Stubbornly clinging on, the phrase has appeared in every political report at every CCP congress since 1987. In both the 1997 and 2002 reports by Jiang Zemin, it was mentioned in the section header (with five and seven nods to the term, respectively, in each report.) In 2007, “political reform” appeared five times, though shoved out of the section header.
In 2012, by which time outgoing Premier Wen Jiabao’s steady speech-making on the phrase had for some inspired cautious hope, “political reform” returned to the section header, which read: “Adhering to the path of socialist political development with Chinese characteristics, and promoting political reform.”
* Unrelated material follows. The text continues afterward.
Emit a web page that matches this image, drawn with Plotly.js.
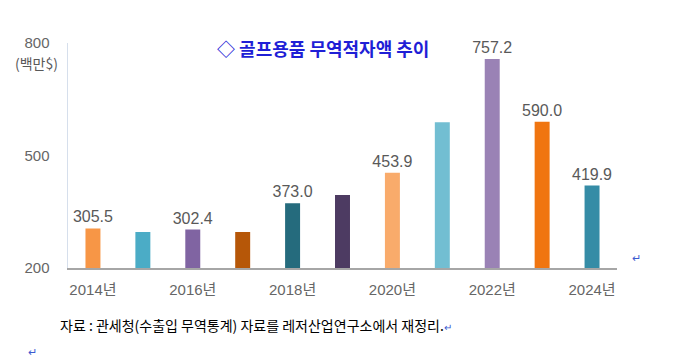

By the time the 19th National Congress rolled around in 2017, Xi Jinping’s colors had become terrifyingly clear. But still, “political reform” lingered, with a single mention in his report that year of the need to “actively and steadily promote political reform.” This appearance marked the term’s 30th anniversary in the CCP’s most important policy address.
Moving ahead to this year, what does the performance of “political reform” in Xi Jinping’s latest report tell us about the state of democratic politics as a stated ambition of the CCP?
In Section 6 of the report this week we can find mention of “socialist democratic politics” (社会主义民主政治), the phrase Zhao Ziyang wove into his notion of political reform. But it is treated not as an urgent prerogative but rather as a fait accompli. Xi Jinping claims that “whole-process of people’s democracy is the essential attribute of socialist democratic politics.”
But the real secret lurking in Xi Jinping’s political report — one that tells us quietly and convincingly that the “New Era” is about one man’s grasp for power — is the one that won’t be entered into our spreadsheets.
For the first time in almost 40 years, “political reform” is gone.